A MICROFESTIVAL OF STUBBORN OCCASIONS (Mascher Space Co-op): The moment doesn’t exist

Marcel Williams Foster doesn’t have the most convincing English accent, but it says something about his charm that within the first sixty seconds of his #JANEGOODALLDRAMA he has the entire audience performing a chimpanzee pant-hoot with him.

This is in Kensington, on the closing night of Mascher Space Cooperative’s Microfestival of Stubborn Occasions: a set of performances described as “a space where choreography is given permission to exist in the in-betweens.” Two shows are on the docket for tonight, Foster’s and Christina Gesualdi’s MY NEBULOUS SOLO.

Marcel W. Foster
Marcel W. Foster

GOODALL is referred to as a “burlesque drag,” though its burlesque is abstracted and this ain’t your old fashioned drag, with song, dance and racy jokes. Foster’s Jane is, for a drag dame, pretty tame, except for the chimpanzee rain dance, in which she throws chairs and proclaims theatrical analogies in heightened, poetic language—but according to Foster, the real life Goodall does this too.

Foster (and his new organization Performance Hypothesis) proposes that performance is as legitimate a mode of understanding as science. They strive to create performance art based in, and presenting, scientific concepts. His Goodall is trying to do the same thing, proposing to us through lecture, dance, and an eventful puppet show that her colonial prejudices do not invalidate her once-lauded scientific discoveries—as post-colonial theorists have suggested.

Foster has many many performative ideas to present; watching him, you pass back and forth between wishing that his point wasn’t so cluttered and blithe delight at each new invention. He has constructed an intriguing lecture-performance hybrid. He has deconstructed burlesque into something more civilized than what we expect it to be; he’s done something respectful and thoughtful to drag; and yet he’s shameless with his dramatic structure. He’s presented science with puppets. We cannot follow every point; there is a sense that we are watching something unfinished, but which is burning with inventive fire.

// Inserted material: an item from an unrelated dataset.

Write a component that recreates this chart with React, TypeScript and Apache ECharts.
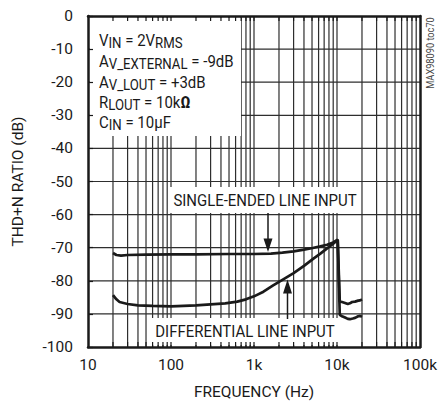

The next act up was the humble and hypnotizing MY NEBULOUS SOLO by Christina Gesualdi: a “digestion” of her duet piece, Our Nebulous Motor, which also ran in the Microfest, and in a slightly different form during the 2013 SoLow Fest.

microfest-mascherFor SOLO, Gesualdi has made a few changes; among other things, she has stripped out the walking and the hallway. Anyone who saw Motor will understand that these are pretty big cuts; MOTOR could be described in short as slowly walking up and down a hallway.

Stripped of the major action and setting—like a Hamlet production without the duel or “to be or not to be”—Gesualdi discovers a shockingly lively reduction. Remaining are these swiveling arm-dances, where she pumps and swirls her arms, her hips, her knees, bouncing almost like a child and almost like a steam engine, bobbing toward a resolution and then passing it, repeating and revising the cycle. Remaining are the face-dances, similarly unresolved half-smiles, distant gazes and near-lip-syncs. Newly discovered is a wobbly bit where she writhes on the ground and attempts to stand up.

The “stubborn occasions” in this piece are the occasions which repeatedly don’t happen; in her revision (reduction? dissolution?) of Motor, Gesualdi creates an unsettling suspense while struggling mindfully toward a moment which doesn’t exist. November 15-17, 2013, mascherdance.com.